The song and the scene ends with the dusty piano.

==Cast==
Dana Wynter hosted the broadcast, in which the following performers received screen credit.

==Production==
Martin Manulis, the producer of Playhouse 90, purchased the television rights to the story from Morgan's mother, Lulu Morgan. In January 1957, Polly Bergen signed to play the lead role. She had previously been known for making commercials for Pepsi-Cola and as a panelist on "To Tell the Truth."

When Playhouse 90 acquired the television rights, Warner Brothers Pictures was already working on a motion picture version. Warner asked CBS to delay the television broadcast, but CBS declined and announced it would air its version on May 16. The movie, titled The Helen Morgan Story, was released in October.

George Roy Hill directed the production. The teleplay was written by Leonard Spigelgass and Paul Monash, and Lulu Morgan was also given story credit. Albert Heschong was the art director.

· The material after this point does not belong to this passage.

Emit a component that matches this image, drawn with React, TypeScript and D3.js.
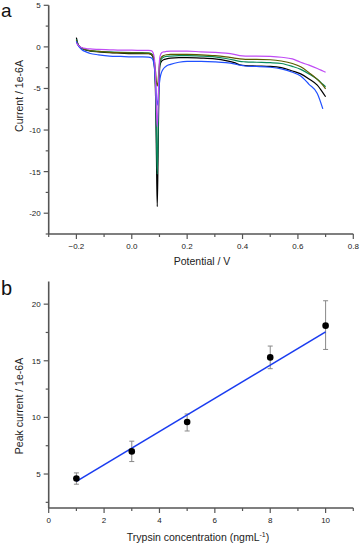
import React from 'react';
import * as d3 from 'd3';

// panel a: voltammograms (current in 1e-6 A)
const potential = [
  -0.2, -0.196, -0.19, -0.18, -0.165, -0.15, -0.12, -0.08, -0.04, 0, 0.04, 0.06,
  0.07, 0.077, 0.082, 0.086, 0.089, 0.092, 0.095, 0.098, 0.102, 0.108, 0.115, 0.125,
  0.14, 0.17, 0.2, 0.25, 0.3, 0.34, 0.37, 0.39, 0.41, 0.45, 0.5, 0.54, 0.58, 0.61,
  0.64, 0.67, 0.69, 0.7,
];

const blackCurve = [
  1.1, 0.5, 0.1, -0.2, -0.4, -0.5, -0.6, -0.7, -0.75, -0.8, -0.8, -0.82,
  -0.9, -1.3, -2.5, -6, -13, -19.2, -13, -5, -2.2, -1.7, -1.55, -1.45,
  -1.35, -1.3, -1.3, -1.35, -1.45, -1.65, -1.9, -2.15, -2.25, -2.3, -2.35, -2.5, -2.9, -3.25,
  -3.85, -4.6, -5.5, -6.0,
];
const greenCurve = [
  0.9, 0.4, 0.1, -0.15, -0.35, -0.45, -0.55, -0.6, -0.65, -0.68, -0.7, -0.72,
  -0.8, -1.1, -2.2, -5, -10.5, -15.3, -10.5, -4, -1.9, -1.4, -1.25, -1.15,
  -1.1, -1.05, -1.05, -1.1, -1.2, -1.4, -1.6, -1.75, -1.8, -1.85, -1.9, -2.0, -2.35, -2.7,
  -3.25, -3.9, -4.5, -4.8,
];
const oliveCurve = [
  0.8, 0.4, 0.1, -0.15, -0.35, -0.45, -0.55, -0.65, -0.7, -0.72, -0.75, -0.77,
  -0.85, -1.1, -1.8, -3, -4.2, -4.7, -4.2, -2.8, -1.6, -1.2, -1.05, -0.95,
  -0.9, -0.9, -0.9, -0.95, -1.05, -1.2, -1.35, -1.45, -1.5, -1.5, -1.55, -1.7, -2.0, -2.4,
  -3.1, -3.9, -4.6, -5.05,
];
const blueCurve = [
  0.7, 0.3, 0.0, -0.35, -0.6, -0.8, -0.95, -1.1, -1.15, -1.2, -1.2, -1.22,
  -1.3, -1.6, -2.5, -4.5, -6.3, -7.0, -6.3, -5, -3.8, -3.0, -2.6, -2.3,
  -2.1, -1.85, -1.75, -1.75, -1.8, -1.9, -2.05, -2.2, -2.3, -2.35, -2.45, -2.65, -3.05, -3.5,
  -4.5, -5.6, -7.45, null,
];
const magentaCurve = [
  0.5, 0.3, 0.1, -0.1, -0.2, -0.25, -0.3, -0.35, -0.4, -0.4, -0.42, -0.42,
  -0.45, -0.7, -1.5, -4, -7.5, -9.6, -7.5, -3, -1.1, -0.7, -0.6, -0.55,
  -0.5, -0.5, -0.5, -0.6, -0.65, -0.75, -0.9, -1.05, -1.1, -1.1, -1.15, -1.25, -1.45, -1.85,
  -2.2, -2.6, -2.9, -3.05,
];

const curves = [
  { name: 'black', values: blackCurve, color: '#000000' },
  { name: 'green', values: greenCurve, color: '#0a8a5c' },
  { name: 'olive', values: oliveCurve, color: '#5c5c00' },
  { name: 'blue', values: blueCurve, color: '#2050ff' },
  { name: 'magenta', values: magentaCurve, color: '#c04cf5' },
];

const potentialTicks = [-0.2, 0.0, 0.2, 0.4, 0.6, 0.8];
const potentialMinor = [-0.3, -0.1, 0.1, 0.3, 0.5, 0.7];
const currentTicks = [-20, -15, -10, -5, 0, 5];
const currentMinor = [-22.5, -17.5, -12.5, -7.5, -2.5, 2.5];

// panel b: calibration
const concentration = [1, 3, 5, 8, 10];
const peakCurrent = [4.6, 7.0, 9.6, 15.3, 18.1];
const errLow = [4.1, 6.1, 8.8, 14.3, 16.0];
const errHigh = [5.1, 7.9, 10.3, 16.3, 20.3];
const fitX = [1, 10];
const fitY = [4.35, 17.55];

const concTicks = [0, 2, 4, 6, 8, 10];
const concMinor = [1, 3, 5, 7, 9, 11];
const peakTicks = [5, 10, 15, 20];
const peakMinor = [2.5, 7.5, 12.5, 17.5];

const FONT = 'Liberation Sans, Arial, sans-serif';
const AXIS = '#555';

const Axes = ({ x, y, xTicks, xMinor, yTicks, yMinor, fmtX, fmtY }) => {
  const [x0, x1] = x.range();
  const [y0, y1] = y.range();
  return (
    <g>
      <line x1={x0} x2={x0} y1={y1} y2={y0} stroke={AXIS} strokeWidth={1.6} />
      <line x1={x0} x2={x1} y1={y0} y2={y0} stroke={AXIS} strokeWidth={1.6} />
      {yTicks.map((t) => (
        <g key={'yt' + t}>
          <line x1={x0 - 5} x2={x0} y1={y(t)} y2={y(t)} stroke={AXIS} strokeWidth={1.2} />
          <text x={x0 - 8} y={y(t) + 3} textAnchor="end" fontSize={8} fill="#222">
            {fmtY(t)}
          </text>
        </g>
      ))}
      {yMinor.map((t) => (
        <line key={'ym' + t} x1={x0 - 3} x2={x0} y1={y(t)} y2={y(t)} stroke={AXIS} strokeWidth={1.2} />
      ))}
      {xTicks.map((t) => (
        <g key={'xt' + t}>
          <line x1={x(t)} x2={x(t)} y1={y0} y2={y0 + 5} stroke={AXIS} strokeWidth={1.2} />
          <text x={x(t)} y={y0 + 15} textAnchor="middle" fontSize={8} fill="#222">
            {fmtX(t)}
          </text>
        </g>
      ))}
      {xMinor.map((t) => (
        <line key={'xm' + t} x1={x(t)} x2={x(t)} y1={y0} y2={y0 + 3} stroke={AXIS} strokeWidth={1.2} />
      ))}
    </g>
  );
};

export default function App() {
  // panel a scales
  const xa = d3.scaleLinear().domain([-0.3, 0.8]).range([48.7, 353.3]);
  const ya = d3.scaleLinear().domain([-22.5, 5]).range([234, 5.3]);

  // panel b scales
  const xb = d3.scaleLinear().domain([0, 11]).range([48.7, 353.3]);
  const yb = d3.scaleLinear().domain([2, 22]).range([508, 281.5]);

  const cvLine = d3
    .line<number>()
    .defined((d) => d !== null)
    .x((_, i) => xa(potential[i]))
    .y((d) => ya(d))
    .curve(d3.curveMonotoneX);

  const fitLine = d3
    .line<number>()
    .x((d) => xb(d))
    .y((_, i) => yb(fitY[i]));

  return (
    <div style={{ position: 'absolute', left: 0, top: 0 }}>
      <svg width={361} height={546} style={{ display: 'block', background: '#fff' }} fontFamily={FONT}>
        {/* panel a */}
        <text x={1} y={17} fontSize={19} fill="#111">a</text>
        <Axes
          x={xa}
          y={ya}
          xTicks={potentialTicks}
          xMinor={potentialMinor}
          yTicks={currentTicks}
          yMinor={currentMinor}
          fmtX={d3.format('.1f')}
          fmtY={(v) => String(v)}
        />
        {curves.map((c) => (
          <path key={c.name} d={cvLine(c.values) || ''} fill="none" stroke={c.color} strokeWidth={1.2} />
        ))}
        <text x={202} y={265} textAnchor="middle" fontSize={10.5} fill="#222">Potential / V</text>
        <text transform="translate(23,96) rotate(-90)" textAnchor="middle" fontSize={10.5} fill="#222">
          Current / 1e-6A
        </text>

        {/* panel b */}
        <text x={1} y={295} fontSize={20} fill="#111">b</text>
        <Axes
          x={xb}
          y={yb}
          xTicks={concTicks}
          xMinor={concMinor}
          yTicks={peakTicks}
          yMinor={peakMinor}
          fmtX={(v) => String(v)}
          fmtY={(v) => String(v)}
        />
        {concentration.map((c, i) => (
          <g key={'e' + c} stroke="#888" strokeWidth={1}>
            <line x1={xb(c)} x2={xb(c)} y1={yb(errLow[i])} y2={yb(errHigh[i])} />
            <line x1={xb(c) - 2.5} x2={xb(c) + 2.5} y1={yb(errLow[i])} y2={yb(errLow[i])} />
            <line x1={xb(c) - 2.5} x2={xb(c) + 2.5} y1={yb(errHigh[i])} y2={yb(errHigh[i])} />
          </g>
        ))}
        <path d={fitLine(fitX) || ''} fill="none" stroke="#1a3cf0" strokeWidth={1.6} />
        {concentration.map((c, i) => (
          <circle key={'p' + c} cx={xb(c)} cy={yb(peakCurrent[i])} r={3.3} fill="#000" />
        ))}
        <text x={198} y={541} textAnchor="middle" fontSize={10.5} fill="#222">
          Trypsin concentration (ngmL<tspan dy={-4} fontSize={7}>-1</tspan><tspan dy={4}>)</tspan>
        </text>
        <text transform="translate(23,406) rotate(-90)" textAnchor="middle" fontSize={10.5} fill="#222">
          Peak current / 1e-6A
        </text>
      </svg>
    </div>
  );
}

The production was nominated for the Emmy Award for Program of the Year, but lost to another Playhouse 90 episode, The Comedian. Polly Bergen won the Emmy Award for best actress. George Roy Hill was also nominated for best direction (one hour or more).

==Music==
The shows music was arranged and conducted by Luther Henderson Jr. End credits announce a new 1957 Columbia Records album, Bergen Sings Morgan in which Polly Bergen sings twelve of Helen Morgan's greatest songs.

==Reception==
In The New York Times, Jack Gould wrote that the production "had warmth, nostalgia and poignancy", though the telling of her backstage life "tended at times to be rather over-melodramatic." Gould also wrote that Hoagy Carmichael "dominated all his scenes in his usual effortless manner." As for Polly Bergen, Gould wrote that "her interpretation did not quite come off", though she "gave it a sincere and interesting try."

In The Boston Globe, Mary Cremmen called it "a triumph of home screen entertainment."